Over time, this kind of mental and emotional work accumulates.

It does not show up on performance reviews.
It is not always acknowledged.
But it costs energy.

Emotional load affects well-being in subtle ways.

You may feel:

  • Tired even after sleeping

  • Irritable without a clear reason

  • Disconnected from your own needs

  • Responsible for everyone else’s comfort

  • Guilty when you want space

The nervous system does not distinguish between visible and invisible work. It only knows what it is carrying.
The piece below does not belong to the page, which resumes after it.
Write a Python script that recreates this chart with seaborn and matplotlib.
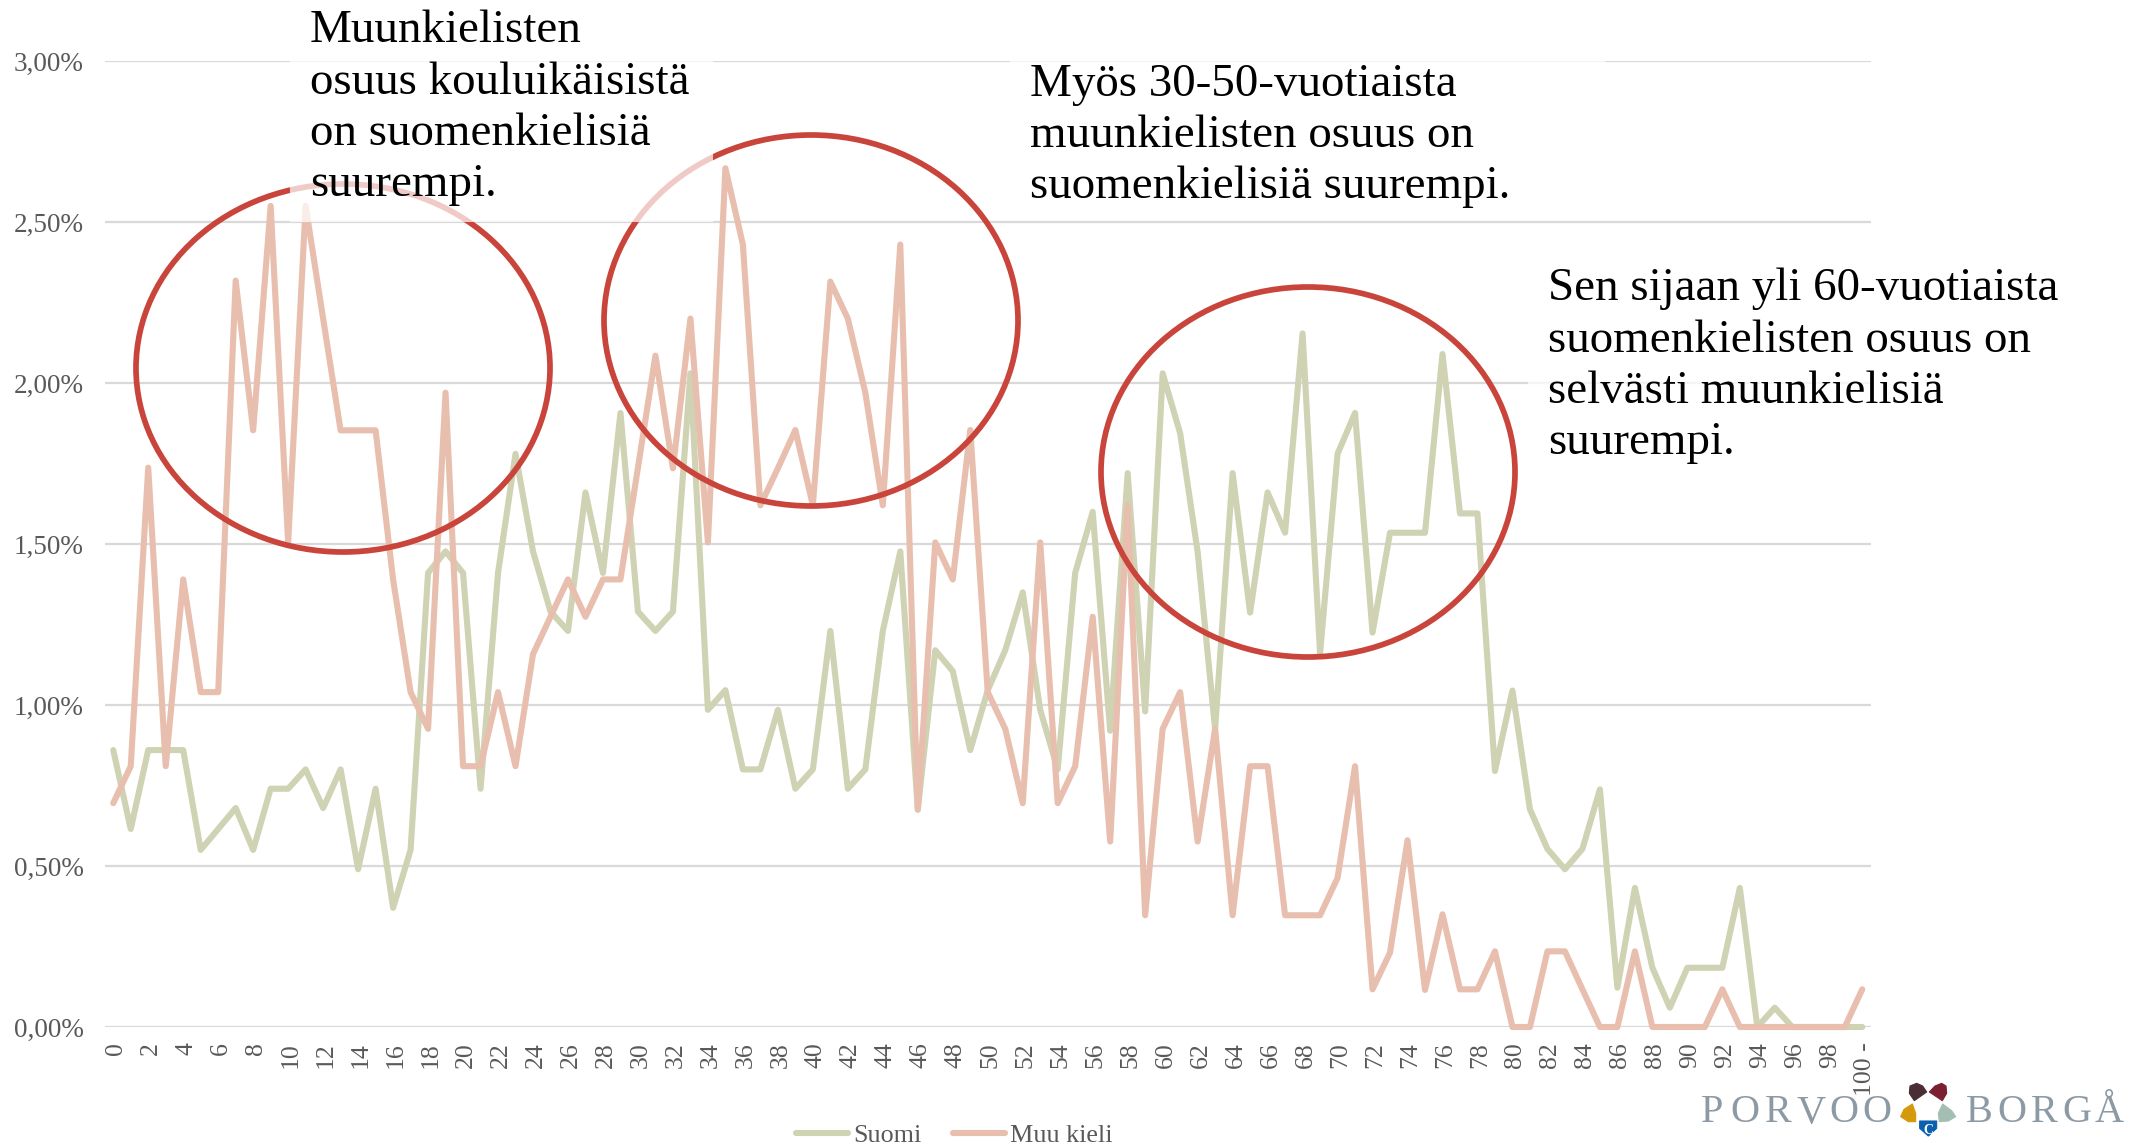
import numpy as np
import pandas as pd
import matplotlib
matplotlib.use("Agg")
import matplotlib.pyplot as plt
import seaborn as sns
from matplotlib.patches import Ellipse, Rectangle, Polygon
from matplotlib.transforms import ScaledTranslation

# osuudet ikavuosittain (%)
ika = list(range(101))
suomi = [0.86, 0.615, 0.86, 0.86, 0.86, 0.55, 0.615, 0.68, 0.55, 0.74,
         0.74, 0.80, 0.68, 0.80, 0.49, 0.74, 0.37, 0.55, 1.41, 1.477,
         1.41, 0.74, 1.41, 1.78, 1.477, 1.29, 1.23, 1.66, 1.41, 1.907,
         1.29, 1.23, 1.29, 2.03, 0.985, 1.046, 0.80, 0.80, 0.985, 0.74,
         0.80, 1.23, 0.74, 0.80, 1.23, 1.477, 0.675, 1.17, 1.105, 0.86,
         1.046, 1.17, 1.35, 0.985, 0.80, 1.41, 1.60, 0.92, 1.72, 0.98,
         2.03, 1.844, 1.476, 0.925, 1.72, 1.287, 1.66, 1.535, 2.154, 1.16,
         1.78, 1.907, 1.225, 1.535, 1.535, 1.535, 2.09, 1.595, 1.595, 0.795,
         1.045, 0.676, 0.553, 0.49, 0.553, 0.738, 0.122, 0.432, 0.184, 0.06,
         0.184, 0.184, 0.184, 0.432, 0.0, 0.06, 0.0, 0.0, 0.0, 0.0, 0.0]
muu = [0.695, 0.81, 1.737, 0.81, 1.39, 1.04, 1.04, 2.318, 1.853, 2.55,
       1.505, 2.55, 2.2, 1.853, 1.853, 1.853, 1.39, 1.04, 0.926, 1.97,
       0.81, 0.81, 1.04, 0.81, 1.158, 1.274, 1.39, 1.274, 1.39, 1.39,
       1.737, 2.085, 1.735, 2.2, 1.505, 2.667, 2.43, 1.62, 1.735, 1.854,
       1.62, 2.315, 2.2, 1.97, 1.62, 2.43, 0.675, 1.505, 1.39, 1.854,
       1.04, 0.926, 0.695, 1.505, 0.695, 0.81, 1.274, 0.576, 1.62, 0.347,
       0.926, 1.04, 0.576, 0.926, 0.347, 0.81, 0.81, 0.347, 0.347, 0.347,
       0.463, 0.81, 0.117, 0.231, 0.58, 0.115, 0.35, 0.117, 0.117, 0.235,
       0.0, 0.0, 0.235, 0.235, 0.117, 0.0, 0.0, 0.235, 0.0, 0.0,
       0.0, 0.0, 0.117, 0.0, 0.0, 0.0, 0.0, 0.0, 0.0, 0.0, 0.117]
x_labels = [str(i) if i % 2 == 0 else "" for i in range(100)] + ["100 -"]
y_ticks = [0, 0.5, 1, 1.5, 2, 2.5, 3]
y_labels = ["0,00%", "0,50%", "1,00%", "1,50%", "2,00%", "2,50%", "3,00%"]

W, H = 2131, 1145
SERIF = "Liberation Serif"

sns.set_style("white")
plt.rcParams["font.family"] = [SERIF, "DejaVu Serif"]

df = pd.DataFrame({"ika": ika * 2,
                   "osuus": suomi + muu,
                   "kieli": ["Suomi"] * 101 + ["Muu kieli"] * 101})

fig = plt.figure(figsize=(W / 100, H / 100), dpi=100)
ax = fig.add_axes([104.5 / W, 1 - 1027 / H, (1871 - 104.5) / W, (1027 - 61) / H])

sns.lineplot(data=df, x="ika", y="osuus", hue="kieli", hue_order=["Suomi", "Muu kieli"],
             palette=["#D0D2B4", "#E8BFAE"], linewidth=4.4, errorbar=None, ax=ax,
             solid_capstyle="round", solid_joinstyle="round", clip_on=False, zorder=3)

ax.set_xlim(-0.5, 100.5)
ax.set_ylim(0, 3)
ax.set_xlabel("")
ax.set_ylabel("")
ax.set_xticks(ika)
ax.set_xticklabels(x_labels, rotation=90, fontsize=18.5, color="#595959")
ax.set_yticks(y_ticks)
ax.set_yticklabels(y_labels, fontsize=19.5, color="#595959")
ax.tick_params(axis="both", length=0)
ax.tick_params(axis="x", pad=11)
ax.tick_params(axis="y", pad=15)
for lab in ax.get_xticklabels():
    lab.set_transform(lab.get_transform() + ScaledTranslation(3 / 100, 0, fig.dpi_scale_trans))
ax.grid(axis="y", color="#D9D9D9", linewidth=1.6)
ax.set_axisbelow(True)
sns.despine(ax=ax, left=True, bottom=True)

handles, labels = ax.get_legend_handles_labels()
ax.legend(handles, labels, loc="center", bbox_to_anchor=(954 / W, 1 - 1135 / H),
          bbox_transform=fig.transFigure, ncol=2, frameon=False, fontsize=18.8,
          labelcolor="#595959", handlelength=2.0, handletextpad=0.2, columnspacing=1.2)

# paalle tuleva kerros kuvapikseleissa: ympyrat, tekstit, logo
over = fig.add_axes([0, 0, 1, 1], facecolor="none")
over.set_xlim(0, W)
over.set_ylim(H, 0)
over.axis("off")

for cx, cy, w, h in [(343, 368, 414, 368), (811, 320.5, 414, 371), (1308, 472, 414, 370)]:
    over.add_patch(Ellipse((cx, cy), w, h, fill=False, edgecolor="#C9443A", linewidth=4.1))

# tekstilaatikoiden puoliksi lapinakyva tausta
for x0, y0, x1, y1 in [(290, 0, 713, 222), (1010, 60, 1605, 215), (1528, 270, 2131, 470)]:
    over.add_patch(Rectangle((x0, y0), x1 - x0, y1 - y0, facecolor="white", alpha=0.72,
                             edgecolor="none"))

notes = [
    (310, [42, 93.5, 145, 196], ["Muunkielisten", "osuus kouluikäisistä", "on suomenkielisiä", "suurempi."]),
    (1030, [96, 147, 198], ["Myös 30-50-vuotiaista", "muunkielisten osuus on", "suomenkielisiä suurempi."]),
    (1548, [300.5, 352, 403, 454], ["Sen sijaan yli 60-vuotiaista", "suomenkielisten osuus on",
                                    "selvästi muunkielisiä", "suurempi."]),
]
for x, baselines, lines in notes:
    for y, line in zip(baselines, lines):
        over.text(x, y, line, fontsize=33.8, color="black", va="baseline", ha="left")

# logo
LOGO_GREY = "#8C9AA6"
for word, x0, step in [("PORVOO", 1712, 32.9), ("BORGÅ", 1979, 32.6)]:
    for i, ch in enumerate(word):
        over.text(x0 + i * step, 1122.5, ch, fontsize=29, color=LOGO_GREY, ha="center", va="baseline")

petals = {
    "#4B2D36": [(90, 48), (110, 40), (128, 48), (140, 66), (103, 92), (88, 70)],
    "#7B2030": [(148, 66), (165, 48), (185, 40), (198, 48), (200, 70), (187, 92)],
    "#D49A0C": [(97, 102), (107, 130), (107, 155), (85, 155), (62, 140), (72, 118)],
    "#A3BFB3": [(188, 102), (215, 122), (227, 140), (205, 153), (178, 155), (175, 130)],
    "#0B5FB0": [(119, 153), (170, 153), (170, 175), (145, 198), (119, 175)],
}
for col, pts in petals.items():
    pts = [(1880 + px / 3, 1070 + py / 3) for px, py in pts]
    over.add_patch(Polygon(pts, closed=True, facecolor=col, edgecolor=col, linewidth=0.8, joinstyle="round"))
over.text(1928.5, 1130, "C", fontsize=10, color="white", ha="center", va="center", fontweight="bold")

fig.savefig("out.png", dpi=100, facecolor="white")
When you are constantly tracking, adjusting, and managing, your body stays in a low-level state of alert. That steady vigilance wears on you.

Naming it matters.

Ask yourself:

  • What am I mentally holding that no one has asked about

  • Where am I carrying responsibility that could be shared

  • What would it feel like to not manage everything

You are allowed to redistribute emotional labor.
You are allowed to ask for support.
You are allowed to stop preemptively fixing what has not yet broken.

Well-being is not only about doing less. It is about holding less alone.

Invisible labor becomes sustainable only when it becomes visible.

If you feel tired in a way you cannot quite explain, it may not be a lack of discipline. It may be the weight of emotional load.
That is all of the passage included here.